Conflict minerals

Of the 3TG facilities reported to Hewlett Packard Enterprise in 2016, 90% are Conflict-Free Smelter Program compliant, in process to become compliant, and/or are reasonably believed to provide only conflict minerals from recycled or scrap sources or to source conflict minerals from outside the Covered Countries.

 

The exploitation of natural resources in the Democratic Republic of Congo (DRC) to fund groups engaged in extreme violence and human rights atrocities has resulted in international concern and calls for action. Behavior of particular concern has been linked to the extraction of natural resources that are mineral precursors of the metals tantalum, tin, tungsten, and gold (3TG) - known as “conflict minerals.”

3TG metals are found in relatively small amounts in virtually all Hewlett Packard Enterprise electronic products. The possibility that the manufacture of our products might be connected to the funding of armed conflict is unacceptable to us. We continue to work toward ensuring 3TG used in our supply chain is not associated with conflict in the DRC.

Hewlett Packard Enterprise's Conflict Minerals Report for calendar year 2016 includes a list of smelters reported to us regardless of whether or not they source from the DRC and adjoining countries. This report continues our policy of supply chain transparency, highlights the smelters that are validated as compliant with the CFSP or are working to become CFSP compliant and we use the information on smelters that have unknown 3TG sourcing to encourage directly or through our supply chain for those smelters to become CFSP compliant.

Eliminating risk associated with conflict from our supply chain

We are taking steps to identify and advance the use of DRC conflict free1 minerals in our supply chain. We require each of our suppliers to begin transitioning all of their tantalum, tin, tungsten, and gold supply chains to Conflict-Free Smelters or encouraging their current smelters to participate in the Conflict-Free Smelter Program through direct engagement. Consistent with our disclosure for calendar year 2015, all tantalum smelters reported to be in the supply chain were compliant with the Conflict-Free Smelter Program in 2016.

Hewlett Packard Enterprise Progress in 2016

In 2016, Hewlett Packard Enterprise obtained sourcing information from 3TG production suppliers estimated to represent more than 98% of its 3TG production procurement spend and 84% of smelters reported by Hewlett Packard Enterprise’s supply chain are CFSP compliant or in process to become compliant.

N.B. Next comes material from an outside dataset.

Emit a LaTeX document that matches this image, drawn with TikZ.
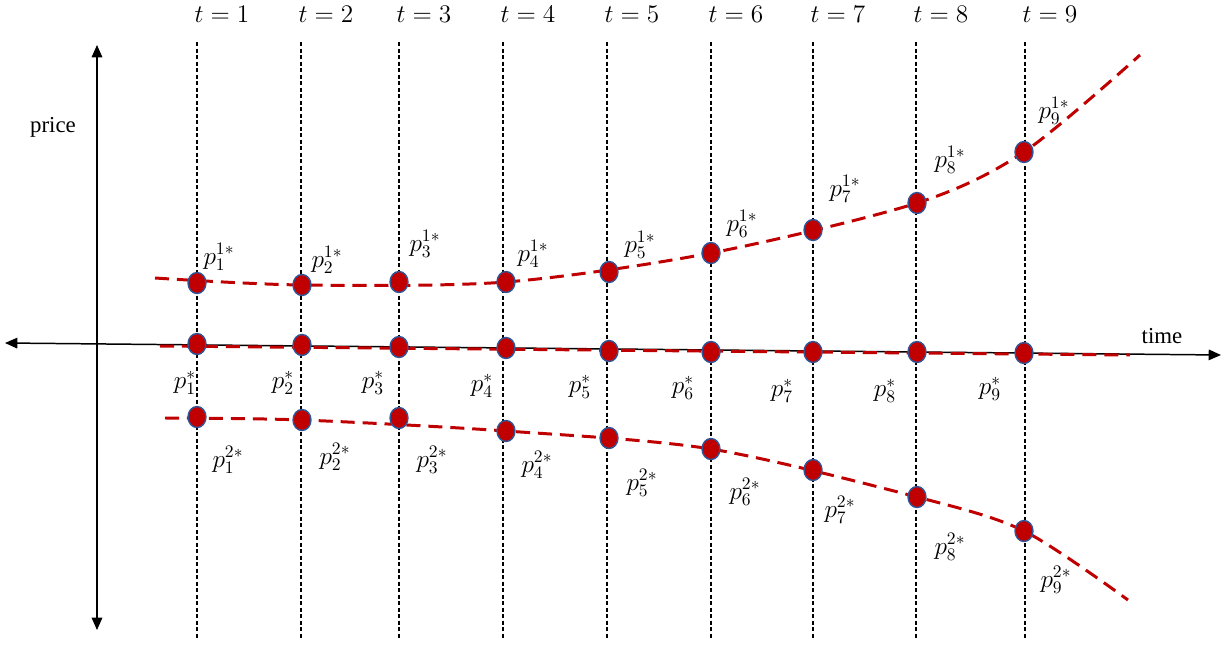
\documentclass[tikz,border=0pt]{standalone}
\usepackage{fontspec}
\usepackage{tikz}
\usetikzlibrary{arrows.meta,shapes.geometric}
\newfontfamily\tnr{Liberation Serif}
\definecolor{DotRed}{HTML}{C00000}
\definecolor{DotRim}{HTML}{2F5597}
\tikzset{
 dot/.style={ellipse, draw=DotRim, fill=DotRed, line width=0.8pt, minimum width=0.36cm, minimum height=0.42cm, inner sep=0pt},
 tline/.style={draw=black, line width=0.7pt, dash pattern=on 2.4pt off 1.3pt},
 axisline/.style={{Triangle[length=7pt,width=6pt]}-{Triangle[length=7pt,width=6pt]}, line width=0.85pt},
 redcurve/.style={draw=DotRed, line width=1.7pt, dash pattern=on 8pt off 4.5pt},
 plab/.style={inner sep=0pt, font=\fontsize{14.5}{17}\selectfont},
 wordlab/.style={inner sep=0pt, font=\tnr\fontsize{13}{15}\selectfont}
}
\begin{document}
\begin{tikzpicture}[x=0.02cm, y=-0.02cm]
\useasboundingbox (0,0) rectangle (1225,649);
% time slots
\foreach \i/\x in {1/197,2/301,3/399,4/503,5/607,6/711,7/813,8/916,9/1025}{
  \coordinate (top\i) at (\x,42);
  \coordinate (bot\i) at (\x,640);
  \draw[tline] (top\i) -- (bot\i);
  \node[plab] (t\i) at (\x+25,14) {$t=\i$};
}
% axes
\coordinate (pu) at (97,45);
\coordinate (pd) at (97,630);
\coordinate (tl) at (5,343);
\coordinate (tr) at (1221,355);
\draw[axisline] (pd) -- (pu);
\draw[axisline] (tl) -- (tr);
\node[wordlab] (price) at (53,127) {price};
\node[wordlab] (time) at (1162,336) {time};
% equilibrium points
\foreach \i/\x/\ya/\yb/\yc in {1/197/283/344/417,2/302/285/345/420,3/399/282/347/418,4/506/282/348/431,5/609/272/351/438,6/711/253/352/449,7/813/230/352/470,8/917/203/352/497,9/1024/152/353/531}{
  \coordinate (a\i) at (\x,\ya);
  \coordinate (b\i) at (\x,\yb);
  \coordinate (c\i) at (\x,\yc);
}
\coordinate (a0) at (155,278);
\coordinate (ae) at (1140,55);
\coordinate (b0) at (160,346);
\coordinate (be) at (1130,355);
\coordinate (c0) at (165,418);
\coordinate (ce) at (1128,600);
\draw[redcurve] plot[smooth] coordinates {(a0) (a2) (a4) (a6) (a8) (a9) (ae)};
\draw[redcurve] (b0) -- (be);
\draw[redcurve] plot[smooth] coordinates {(c0) (c2) (c4) (c6) (c8) (c9) (ce)};
\foreach \i in {1,...,9}{
  \node[dot] (da\i) at (a\i) {};
  \node[dot] (db\i) at (b\i) {};
  \node[dot] (dc\i) at (c\i) {};
}
% labels
\foreach \i/\x/\y in {1/219/257,2/327/260,3/425/244,4/533/254,5/640/245,6/742/224,7/845/189,8/950/160,9/1054/111}{
  \node[plab] (la\i) at (\x,\y) {$p_{\i}^{1*}$};
}
\foreach \i/\x/\y in {1/185/383,2/283/383,3/373/383,4/482/386,5/580/387,6/683/388,7/782/391,8/885/391,9/990/389}{
  \node[plab] (lb\i) at (\x,\y) {$p_{\i}^{*}$};
}
\foreach \i/\x/\y in {1/228/460,2/335/457,3/432/460,4/537/465,5/642/483,6/745/492,7/840/510,8/950/547,9/1056/580}{
  \node[plab] (lc\i) at (\x,\y) {$p_{\i}^{2*}$};
}
\end{tikzpicture}
\end{document}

Status of 3TG smelters or refiners reported in Hewlett Packard Enterprise's supply chain

Total

Progress toward DRC Conflict Free

Percentage

Tantalum

44

44

100%

 

Tin

80

74

93%

Tungsten

46

43

93%

Gold

135

114

84%

Total

305

275

90%

  • Compliant refers to 3TG facilities that are listed by CFSI as (a) compliant with Conflict-Free Smelter Program protocols or (b) certified or accredited by a similar independent assessment program such as the Responsible Jewellery Council’s (RJC) Chain-of-Custody Certification Program, or the London Bullion Market Association’s (LBMA) Responsible Gold Programme.
  • In Process refers to 3TG facilities that are listed by CFSI as currently in the process of becoming Conflict-Free Smelter Program compliant.

 

 

Multi-stakeholder collaboration

Solving the problem of conflict minerals requires global collaboration. Since 2008, Hewlett Packard has worked with other businesses, nongovernmental organizations and government agencies to establish viable sources of conflict free minerals in the DRC and neighboring countries.

Hewlett-Packard Company was instrumental in establishing the CFSI, and as Hewlett Packard Enterprise we continue to be an active, engaged and contributing member (CFSI member ID: HPE), as well as participating in steering CFSI through our EICC Board of Directors seat. Additionally, we engage with Kemet Partnership for Social and Economic Sustainability, Responsible Sourcing Network’s Multi-Stakeholder Group, and the Solutions for Hope project

1.  "DRC conflict free" as defined in the U.S. Securities and Exchange Commission’s conflict minerals rule to mean products that do not contain conflict minerals that directly or indirectly finance or benefit armed groups in the DRC or an adjoining country.